I am well aware of the doctrine of inspiration...
My point -- that you seem to dismiss -- is that the entire Bible is pointed toward God's people building God's "church." That cannot be true IF that church is but one local individual congregation. Therefore, I suggest that while the usage of the term "ekklesia" is technically correct as pointing to one body of called out ones, it also has a larger usage pointing to Christ's "church" of all those local congregations for all the time that He allows us before the end of the age. To say anything else is ludicrous and extremest in a separatist view -- far apart from Scripture. Setting one word in Scripture against the whole of Scripture is as grave an error as is neglecting the same word!
That is only an opinion without any Biblical basis. It is born out of prejudice, that is the way that you have been taught and raised your entire life. Now that you are introduced to a new concept in Scripture (even though it may be Biblical) your upbringing tells you to reject it.

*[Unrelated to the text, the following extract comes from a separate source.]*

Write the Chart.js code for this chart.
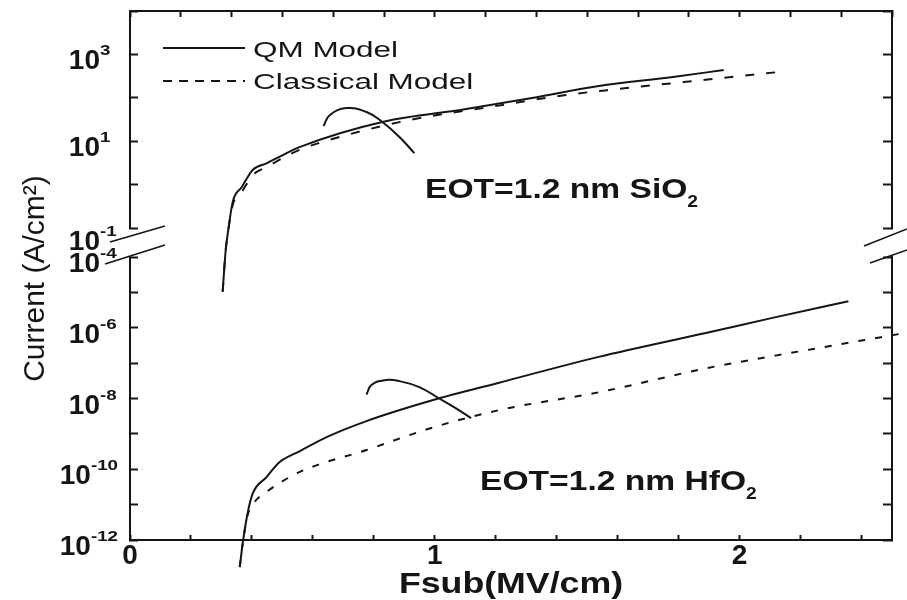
<!DOCTYPE html>
<html>
<head>
<meta charset="utf-8">
<title>Current vs Fsub - QM and classical models</title>
<script src="https://cdn.jsdelivr.net/npm/chart.js@4.4.1/dist/chart.umd.min.js"></script>
<style>
  html, body { margin: 0; padding: 0; background: #fff; }
  #wrap { width: 907px; height: 600px; }
</style>
</head>
<body>
<div id="wrap"><canvas id="chart" width="907" height="600"></canvas></div>
<script>
// ---- values (Fsub in MV/cm, current in A/cm^2) ----
const siQmField = [0.304, 0.314, 0.321, 0.337, 0.367, 0.403, 0.448, 0.501, 0.556, 0.828, 1.103, 1.319, 1.538, 1.781, 1.948];
const siQmCurrent = [0.0034, 0.031, 0.076, 0.40, 0.88, 2.2, 3.1, 4.8, 7.3, 27.7, 55, 99, 187, 301, 437];

const siClField = [0.304, 0.314, 0.321, 0.337, 0.367, 0.403, 0.448, 0.556, 0.664, 0.917, 1.178, 1.430, 1.604, 1.944, 2.128];
const siClCurrent = [0.0034, 0.031, 0.076, 0.34, 0.68, 1.66, 2.55, 6.3, 11.2, 30.8, 61, 116, 160, 286, 393];

const hfQmField = [0.360, 0.370, 0.386, 0.403, 0.448, 0.491, 0.556, 0.645, 0.776, 0.992, 1.211, 1.538, 1.889, 2.108, 2.357];
const hfQmCurrent = [1.7e-13, 8.3e-13, 5.8e-12, 2.1e-11, 6.0e-11, 1.6e-10, 3.2e-10, 8.1e-10, 2.3e-9, 8.9e-9, 2.8e-8, 1.5e-7, 7.1e-7, 1.9e-6, 5.6e-6];

const hfClField = [0.360, 0.370, 0.386, 0.409, 0.448, 0.556, 0.776, 0.992, 1.211, 1.538, 1.889, 2.216, 2.543];
const hfClCurrent = [1.7e-13, 8.3e-13, 5.1e-12, 1.2e-11, 2.3e-11, 8.3e-11, 3.5e-10, 1.5e-9, 4.7e-9, 1.5e-8, 7.1e-8, 2.3e-7, 7.1e-7];

// curved markers tying each QM / classical pair together
const siArcField = [0.635, 0.655, 0.710, 0.776, 0.828, 0.884, 0.933];
const siArcCurrent = [22.4, 39.8, 58, 47, 27.7, 12.5, 5.3];
const hfArcField = [0.776, 0.792, 0.835, 0.884, 0.949, 1.015, 1.071, 1.119];
const hfArcCurrent = [1.3e-8, 2.4e-8, 3.3e-8, 3.1e-8, 2.1e-8, 1.0e-8, 5.2e-9, 2.8e-9];

// axes
const xTicks = [0, 0.2, 0.4, 0.6, 0.8, 1, 1.2, 1.4, 1.6, 1.8, 2, 2.2, 2.4];
const xTickLabels = ['0', '', '', '', '', '1', '', '', '', '', '2', '', ''];
const upperTicks = [0.1, 1, 10, 100, 1000, 10000];
const upperTickExp = ['-1', '', '1', '', '3', ''];
const lowerTicks = [1e-12, 1e-11, 1e-10, 1e-9, 1e-8, 1e-7, 1e-6, 1e-5, 1e-4];
const lowerTickExp = ['-12', '', '-10', '', '-8', '', '-6', '', '-4'];

const seriesNames = ['QM Model', 'Classical Model'];
const oxideLabels = ['EOT=1.2 nm SiO', 'EOT=1.2 nm HfO'];
const xTitle = 'Fsub(MV/cm)';
const yTitle = 'Current (A/cm\u00b2)';

// ---- styling ----
const FONT = "'Liberation Sans', Arial, Helvetica, sans-serif";
const ink = '#151515';
const border = { display: true, color: ink, width: 2 };

function toPoints(xs, ys) {
  return xs.map((x, i) => ({ x: x, y: ys[i] }));
}

function tickGrid(len) {
  return { display: true, drawOnChartArea: false, drawTicks: true, tickLength: len, tickWidth: 2, tickColor: ink };
}

// draws text with a horizontal stretch (the scan is wider than the fonts)
function drawText(ctx, text, x, y, font, align, sx) {
  ctx.save();
  ctx.font = font;
  ctx.textBaseline = 'alphabetic';
  ctx.textAlign = 'left';
  const w = ctx.measureText(text).width * sx;
  let left = x;
  if (align === 'right') left = x - w;
  else if (align === 'center') left = x - w / 2;
  ctx.translate(left, y);
  ctx.scale(sx, 1);
  ctx.fillStyle = ink;
  ctx.fillText(text, 0, 0);
  ctx.restore();
  return left + w;
}

function drawPowerLabels(ctx, scale, values, exps, area) {
  const tenFont = 'bold 28px ' + FONT;
  const supFont = 'bold 15px ' + FONT;
  values.forEach((v, i) => {
    if (!exps[i]) return;
    const py = scale.getPixelForValue(v);
    ctx.font = supFont;
    const supW = ctx.measureText(exps[i]).width * 1.25;
    const tenRight = Math.min(area.left - 30, area.left - 12 - supW);
    // the lowest label of the upper panel sits a bit lower, next to the break
    const nudge = (scale.id === 'yTop' && i === 0) ? 7 : 0;
    drawText(ctx, '10', tenRight, py + 15 + nudge, tenFont, 'right', 1);
    drawText(ctx, exps[i], tenRight, py + 1 + nudge, supFont, 'left', 1.25);
  });
}

function line(ctx, x1, y1, x2, y2) {
  ctx.beginPath();
  ctx.moveTo(x1, y1);
  ctx.lineTo(x2, y2);
  ctx.stroke();
}

const decorPlugin = {
  id: 'decor',
  afterDraw(chart) {
    const ctx = chart.ctx;
    const area = chart.chartArea;
    const yTop = chart.scales.yTop;
    const yBot = chart.scales.yBot;

    drawPowerLabels(ctx, yTop, upperTicks, upperTickExp, area);
    drawPowerLabels(ctx, yBot, lowerTicks, lowerTickExp, area);

    // axis titles
    ctx.save();
    ctx.translate(44, (area.top + area.bottom) / 2 + 3);
    ctx.rotate(-Math.PI / 2);
    ctx.font = '30px ' + FONT;
    ctx.textAlign = 'center';
    ctx.textBaseline = 'alphabetic';
    ctx.fillStyle = ink;
    ctx.fillText(yTitle, 0, 0);
    ctx.restore();
    drawText(ctx, xTitle, (area.left + area.right) / 2, area.bottom + 53, 'bold 30px ' + FONT, 'center', 1.19);

    // oxide annotations with subscript 2
    let end = drawText(ctx, oxideLabels[0], area.left + 295, area.top + 187, 'bold 28px ' + FONT, 'left', 1.2);
    drawText(ctx, '2', end, area.top + 196, 'bold 16px ' + FONT, 'left', 1.2);
    end = drawText(ctx, oxideLabels[1], area.left + 350, area.bottom - 50, 'bold 28px ' + FONT, 'left', 1.2);
    drawText(ctx, '2', end, area.bottom - 41, 'bold 16px ' + FONT, 'left', 1.2);

    // legend
    ctx.save();
    ctx.strokeStyle = ink;
    ctx.lineWidth = 2;
    line(ctx, area.left + 33, area.top + 37, area.left + 115, area.top + 37);
    ctx.setLineDash([9, 7]);
    line(ctx, area.left + 33, area.top + 70, area.left + 115, area.top + 70);
    ctx.restore();
    drawText(ctx, seriesNames[0], area.left + 123, area.top + 46, '22px ' + FONT, 'left', 1.43);
    drawText(ctx, seriesNames[1], area.left + 123, area.top + 78, '22px ' + FONT, 'left', 1.43);

    // axis break marks
    ctx.save();
    ctx.strokeStyle = ink;
    ctx.lineWidth = 1.6;
    line(ctx, area.left - 20, yTop.bottom + 14, area.left + 35, yTop.bottom - 2);
    line(ctx, area.left - 25, yBot.top + 7, area.left + 35, yBot.top - 12);
    line(ctx, area.right - 28, yTop.bottom + 18, area.right + 15, yTop.bottom + 1);
    line(ctx, area.right - 22, yBot.top + 6, area.right + 15, yBot.top - 7);
    ctx.restore();
  }
};

const lineStyle = {
  borderColor: ink,
  borderWidth: 2,
  pointRadius: 0,
  fill: false,
  cubicInterpolationMode: 'monotone',
  clip: false,
  xAxisID: 'x'
};

// the pair markers are round hooks, a plain bezier suits them better
const arcStyle = {
  ...lineStyle,
  cubicInterpolationMode: 'default',
  tension: 0.45
};

function logAxis(position, stack, weight, stackWeight, min, max, ticks, width) {
  return {
    type: 'logarithmic',
    position: position,
    stack: stack,
    weight: weight,
    stackWeight: stackWeight,
    min: min,
    max: max,
    afterBuildTicks: s => { s.ticks = ticks.map(v => ({ value: v })); },
    afterFit: s => { s.width = width; },
    ticks: { display: false },
    grid: tickGrid(position === 'left' ? -8 : -9),
    border: border
  };
}

function gapAxis(position, stack, weight, width) {
  return {
    type: 'linear',
    position: position,
    stack: stack,
    weight: weight,
    stackWeight: 29,
    afterFit: s => { s.width = width; },
    ticks: { display: false },
    grid: { display: false },
    border: { display: false }
  };
}

new Chart(document.getElementById('chart'), {
  type: 'line',
  data: {
    datasets: [
      { label: seriesNames[0], data: toPoints(siQmField, siQmCurrent), yAxisID: 'yTop', ...lineStyle },
      { label: seriesNames[1], data: toPoints(siClField, siClCurrent), yAxisID: 'yTop', borderDash: [9, 12], ...lineStyle },
      { label: seriesNames[0], data: toPoints(hfQmField, hfQmCurrent), yAxisID: 'yBot', ...lineStyle },
      { label: seriesNames[1], data: toPoints(hfClField, hfClCurrent), yAxisID: 'yBot', borderDash: [7, 10], ...lineStyle },
      { label: 'SiO2 pair', data: toPoints(siArcField, siArcCurrent), yAxisID: 'yTop', ...arcStyle },
      { label: 'HfO2 pair', data: toPoints(hfArcField, hfArcCurrent), yAxisID: 'yBot', ...arcStyle }
    ]
  },
  options: {
    responsive: false,
    animation: false,
    layout: { padding: 0 },
    plugins: {
      legend: { display: false },
      tooltip: { enabled: false }
    },
    scales: {
      x: {
        type: 'linear',
        position: 'bottom',
        min: 0,
        max: 2.5,
        afterBuildTicks: s => { s.ticks = xTicks.map(v => ({ value: v })); },
        afterFit: s => { s.height = 60; },
        grid: tickGrid(-5),
        border: border,
        ticks: {
          autoSkip: false,
          maxRotation: 0,
          padding: 4,
          color: ink,
          font: { family: FONT, size: 28, weight: 'bold', lineHeight: 1.2 },
          callback: (value, index) => xTickLabels[index]
        }
      },
      xTop: {
        type: 'linear',
        position: 'top',
        min: 0,
        max: 15,
        afterFit: s => { s.height = 11; },
        ticks: { display: false, stepSize: 1 },
        grid: tickGrid(-6),
        border: border
      },
      // left side: upper panel, break, lower panel (higher weight is placed first)
      yTop: logAxis('left', 'left', 3, 217, 0.1, 1e4, upperTicks, 130),
      yGap: gapAxis('left', 'left', 2, 130),
      yBot: logAxis('left', 'left', 1, 283, 1e-12, 1e-4, lowerTicks, 130),
      // right side mirrors (lower weight is placed first)
      yTopR: logAxis('right', 'right', 1, 217, 0.1, 1e4, upperTicks, 15),
      yGapR: gapAxis('right', 'right', 2, 15),
      yBotR: logAxis('right', 'right', 3, 283, 1e-12, 1e-4, lowerTicks, 15)
    }
  },
  plugins: [decorPlugin]
});
</script>
</body>
</html>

If you are objective you will examine the evidence.
In our English Bible the Greek word, "ekklesia" is translated in most places "church." The word "ekklesia" is found in one hundred and fifteen places in the New Testament. It is translated in English one hundred and thirteen times "church" and the remaining times it is translated "assembly." In classical Greek the word "ekklesia" meant "an assembly of citizens summoned by the crier, the legislative assembly."(2) The word as used in the New Testament is taken from the root of this word, which simply means to "call out." In New Testament times the word was exclusively used to represent a group of people assembled together for a particular cause or purpose. It was never used exclusively to refer to a religious meeting or group.

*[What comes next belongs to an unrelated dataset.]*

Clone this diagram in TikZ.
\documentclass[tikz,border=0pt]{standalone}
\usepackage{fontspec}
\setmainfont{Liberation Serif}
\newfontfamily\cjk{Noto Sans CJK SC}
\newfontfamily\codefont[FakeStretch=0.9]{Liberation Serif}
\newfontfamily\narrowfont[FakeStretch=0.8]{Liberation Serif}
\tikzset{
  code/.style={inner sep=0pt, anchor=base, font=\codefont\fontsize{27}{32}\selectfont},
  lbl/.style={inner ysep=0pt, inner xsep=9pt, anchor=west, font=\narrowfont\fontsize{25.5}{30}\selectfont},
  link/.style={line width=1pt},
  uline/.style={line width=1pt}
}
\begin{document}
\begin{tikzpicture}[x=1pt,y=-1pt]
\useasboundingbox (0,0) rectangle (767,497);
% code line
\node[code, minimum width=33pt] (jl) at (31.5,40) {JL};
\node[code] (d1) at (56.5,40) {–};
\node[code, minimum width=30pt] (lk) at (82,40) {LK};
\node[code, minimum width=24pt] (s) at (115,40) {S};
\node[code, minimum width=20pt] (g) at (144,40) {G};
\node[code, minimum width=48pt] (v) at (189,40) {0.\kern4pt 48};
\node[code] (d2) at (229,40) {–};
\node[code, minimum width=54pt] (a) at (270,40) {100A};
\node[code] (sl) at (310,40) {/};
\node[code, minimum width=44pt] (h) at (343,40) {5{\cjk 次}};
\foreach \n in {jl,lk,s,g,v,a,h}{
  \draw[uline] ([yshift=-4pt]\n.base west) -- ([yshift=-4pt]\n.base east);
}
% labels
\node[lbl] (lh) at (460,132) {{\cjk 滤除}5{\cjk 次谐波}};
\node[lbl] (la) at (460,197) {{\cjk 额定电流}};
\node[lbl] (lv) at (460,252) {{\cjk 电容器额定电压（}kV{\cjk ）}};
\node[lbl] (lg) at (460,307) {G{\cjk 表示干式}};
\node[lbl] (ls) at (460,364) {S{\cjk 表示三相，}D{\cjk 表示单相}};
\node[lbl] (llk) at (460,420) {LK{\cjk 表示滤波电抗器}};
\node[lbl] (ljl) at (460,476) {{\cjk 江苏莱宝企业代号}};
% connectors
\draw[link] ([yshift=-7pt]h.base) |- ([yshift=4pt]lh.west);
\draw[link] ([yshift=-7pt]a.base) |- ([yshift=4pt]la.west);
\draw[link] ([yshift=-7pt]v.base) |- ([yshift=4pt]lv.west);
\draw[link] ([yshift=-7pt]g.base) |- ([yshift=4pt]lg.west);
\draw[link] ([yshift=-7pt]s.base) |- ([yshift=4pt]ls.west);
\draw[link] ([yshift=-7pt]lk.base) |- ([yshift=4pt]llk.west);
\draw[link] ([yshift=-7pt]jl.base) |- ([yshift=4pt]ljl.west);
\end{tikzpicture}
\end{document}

An examination of the Greek word "ekklesia" reveals that the word is properly translated into English as the "assembly" or "congregation." It is used to refer to a group of persons that are organized together for a common purpose and who meet together. Brown states the word was used as early as the 5th Century B.C.:
http://www.bible-truth.org/Ekklesia.html
Darby's translation rightly translates ekklesia as assembly. If other translations had done the same thing there would not be so much confusion in the doctrine of ecclesiology today. The word simply means "assembly," or "congregation."

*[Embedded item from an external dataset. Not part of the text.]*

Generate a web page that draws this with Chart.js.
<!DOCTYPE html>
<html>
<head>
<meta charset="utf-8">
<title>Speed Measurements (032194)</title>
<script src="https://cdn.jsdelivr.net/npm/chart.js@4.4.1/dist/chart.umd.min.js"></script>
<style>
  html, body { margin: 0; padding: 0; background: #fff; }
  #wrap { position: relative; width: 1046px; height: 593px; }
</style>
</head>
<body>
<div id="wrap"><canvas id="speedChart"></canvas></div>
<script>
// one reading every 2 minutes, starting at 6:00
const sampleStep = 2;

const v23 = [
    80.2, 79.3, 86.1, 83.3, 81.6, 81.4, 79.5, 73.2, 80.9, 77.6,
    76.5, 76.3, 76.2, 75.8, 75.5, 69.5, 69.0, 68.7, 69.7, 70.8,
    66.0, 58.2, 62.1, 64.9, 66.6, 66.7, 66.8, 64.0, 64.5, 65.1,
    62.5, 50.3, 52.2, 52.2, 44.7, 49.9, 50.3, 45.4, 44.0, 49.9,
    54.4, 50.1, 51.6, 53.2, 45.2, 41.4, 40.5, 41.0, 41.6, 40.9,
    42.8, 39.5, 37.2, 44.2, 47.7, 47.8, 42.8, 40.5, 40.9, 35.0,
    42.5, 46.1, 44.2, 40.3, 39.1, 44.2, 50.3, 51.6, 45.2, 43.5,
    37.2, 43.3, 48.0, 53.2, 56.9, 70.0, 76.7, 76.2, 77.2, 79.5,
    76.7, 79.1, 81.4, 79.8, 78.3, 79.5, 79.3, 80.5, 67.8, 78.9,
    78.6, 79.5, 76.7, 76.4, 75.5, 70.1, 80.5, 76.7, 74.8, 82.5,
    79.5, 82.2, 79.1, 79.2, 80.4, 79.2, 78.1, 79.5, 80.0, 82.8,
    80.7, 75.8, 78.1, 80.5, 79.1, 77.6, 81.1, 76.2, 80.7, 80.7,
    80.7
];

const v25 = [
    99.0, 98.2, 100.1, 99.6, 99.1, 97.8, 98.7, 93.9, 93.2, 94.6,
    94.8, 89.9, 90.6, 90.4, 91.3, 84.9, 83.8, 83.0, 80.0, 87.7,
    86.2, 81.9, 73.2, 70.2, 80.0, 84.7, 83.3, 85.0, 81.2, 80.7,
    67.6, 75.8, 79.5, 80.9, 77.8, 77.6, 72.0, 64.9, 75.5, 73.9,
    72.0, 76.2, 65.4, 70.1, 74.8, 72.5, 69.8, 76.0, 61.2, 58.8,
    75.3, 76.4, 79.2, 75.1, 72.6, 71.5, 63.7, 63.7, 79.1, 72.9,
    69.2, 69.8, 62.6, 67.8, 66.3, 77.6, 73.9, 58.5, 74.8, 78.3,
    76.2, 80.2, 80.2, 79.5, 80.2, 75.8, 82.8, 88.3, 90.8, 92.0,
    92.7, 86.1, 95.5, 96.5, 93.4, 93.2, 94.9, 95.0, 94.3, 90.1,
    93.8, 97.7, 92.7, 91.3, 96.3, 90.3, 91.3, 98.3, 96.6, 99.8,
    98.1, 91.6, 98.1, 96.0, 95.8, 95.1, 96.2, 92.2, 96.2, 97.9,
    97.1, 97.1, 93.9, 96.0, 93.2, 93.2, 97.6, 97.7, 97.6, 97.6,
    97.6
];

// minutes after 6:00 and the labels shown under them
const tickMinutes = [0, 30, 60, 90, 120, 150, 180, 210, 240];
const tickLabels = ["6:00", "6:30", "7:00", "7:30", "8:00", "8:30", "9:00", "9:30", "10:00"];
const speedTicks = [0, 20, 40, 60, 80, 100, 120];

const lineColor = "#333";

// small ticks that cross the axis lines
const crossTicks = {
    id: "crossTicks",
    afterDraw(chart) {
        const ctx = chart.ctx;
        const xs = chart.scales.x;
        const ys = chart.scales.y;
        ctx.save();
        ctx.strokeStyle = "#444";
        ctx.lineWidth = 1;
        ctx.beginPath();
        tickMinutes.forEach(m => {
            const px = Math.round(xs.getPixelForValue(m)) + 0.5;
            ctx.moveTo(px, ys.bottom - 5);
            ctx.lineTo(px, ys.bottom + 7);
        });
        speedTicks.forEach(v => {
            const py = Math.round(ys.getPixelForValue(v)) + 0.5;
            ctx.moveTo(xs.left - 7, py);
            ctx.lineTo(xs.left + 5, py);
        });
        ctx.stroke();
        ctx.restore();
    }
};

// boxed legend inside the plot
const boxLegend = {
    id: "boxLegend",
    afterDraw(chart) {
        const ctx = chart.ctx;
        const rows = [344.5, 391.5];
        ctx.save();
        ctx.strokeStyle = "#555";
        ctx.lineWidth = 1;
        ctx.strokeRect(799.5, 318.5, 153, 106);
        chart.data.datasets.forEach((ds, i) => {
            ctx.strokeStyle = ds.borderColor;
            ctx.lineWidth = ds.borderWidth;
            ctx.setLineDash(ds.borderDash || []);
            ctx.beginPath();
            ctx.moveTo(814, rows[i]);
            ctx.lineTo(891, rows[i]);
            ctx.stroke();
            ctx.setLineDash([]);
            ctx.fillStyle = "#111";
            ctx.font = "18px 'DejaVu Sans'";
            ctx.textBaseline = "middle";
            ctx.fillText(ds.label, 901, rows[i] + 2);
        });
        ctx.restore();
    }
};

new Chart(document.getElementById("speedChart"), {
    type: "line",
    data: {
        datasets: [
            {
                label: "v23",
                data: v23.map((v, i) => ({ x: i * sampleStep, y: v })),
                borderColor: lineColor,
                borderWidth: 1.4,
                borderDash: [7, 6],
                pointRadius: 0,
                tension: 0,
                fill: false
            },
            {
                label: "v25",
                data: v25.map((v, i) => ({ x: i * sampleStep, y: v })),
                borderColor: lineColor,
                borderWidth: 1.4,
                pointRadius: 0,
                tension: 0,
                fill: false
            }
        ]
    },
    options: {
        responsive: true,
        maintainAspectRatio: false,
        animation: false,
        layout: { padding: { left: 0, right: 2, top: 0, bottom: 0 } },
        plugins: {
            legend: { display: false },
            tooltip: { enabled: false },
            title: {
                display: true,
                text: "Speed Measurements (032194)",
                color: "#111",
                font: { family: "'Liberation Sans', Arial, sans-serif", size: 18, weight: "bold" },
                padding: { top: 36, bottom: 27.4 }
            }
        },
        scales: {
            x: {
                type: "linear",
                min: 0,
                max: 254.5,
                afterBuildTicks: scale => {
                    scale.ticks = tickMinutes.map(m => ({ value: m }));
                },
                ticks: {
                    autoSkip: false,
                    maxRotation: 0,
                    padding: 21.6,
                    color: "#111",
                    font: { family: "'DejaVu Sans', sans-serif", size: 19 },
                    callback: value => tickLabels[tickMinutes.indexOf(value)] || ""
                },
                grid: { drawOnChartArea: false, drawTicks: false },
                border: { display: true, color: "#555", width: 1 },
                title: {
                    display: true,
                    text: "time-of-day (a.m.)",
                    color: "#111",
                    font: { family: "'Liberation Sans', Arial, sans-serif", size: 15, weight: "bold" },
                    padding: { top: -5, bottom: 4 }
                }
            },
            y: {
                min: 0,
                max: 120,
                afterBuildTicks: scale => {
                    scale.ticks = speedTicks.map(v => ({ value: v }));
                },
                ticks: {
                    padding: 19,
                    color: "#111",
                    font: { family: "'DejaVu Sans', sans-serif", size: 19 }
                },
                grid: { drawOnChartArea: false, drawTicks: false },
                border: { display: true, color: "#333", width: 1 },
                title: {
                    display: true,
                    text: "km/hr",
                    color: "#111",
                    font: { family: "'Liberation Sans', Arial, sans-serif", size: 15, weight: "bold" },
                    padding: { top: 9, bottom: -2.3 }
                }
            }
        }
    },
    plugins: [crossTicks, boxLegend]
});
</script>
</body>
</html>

One cannot have an assembly that cannot assemble, or a congregation that cannot congregate, a meeting that cannot meet, singers that cannot sing, a preachers that cannot preach, deacons that cannot deak, a treasurer without a treasure, a baptizer without a baptism, and on and on. There is no such thing as a universal church or a universal assembly. It doesn't function, cannot function, for an assembly that is universal can only be universal once all believers have died and gone to heaven. There we will all be assembled together but not on earth. The only way believers are assembled on earth is in local assemblies. To derive any other meaning out of this word, "ekklesia" is to so allegorize or spiritualize the word that one may as well allegorize the rest of Scripture and make concessions to the RCC that indeed eating the blood and body of Christ could mean transubstantiation.
There is no reason in any one of the times that ekklesia is used in the Bible that it cannot be translated as a local assembly. Where good sense makes common sense, why make it into nonsense? There is no such thing as an unassembled assembly. This is the "nonsense" that "universal church" proponents advocate.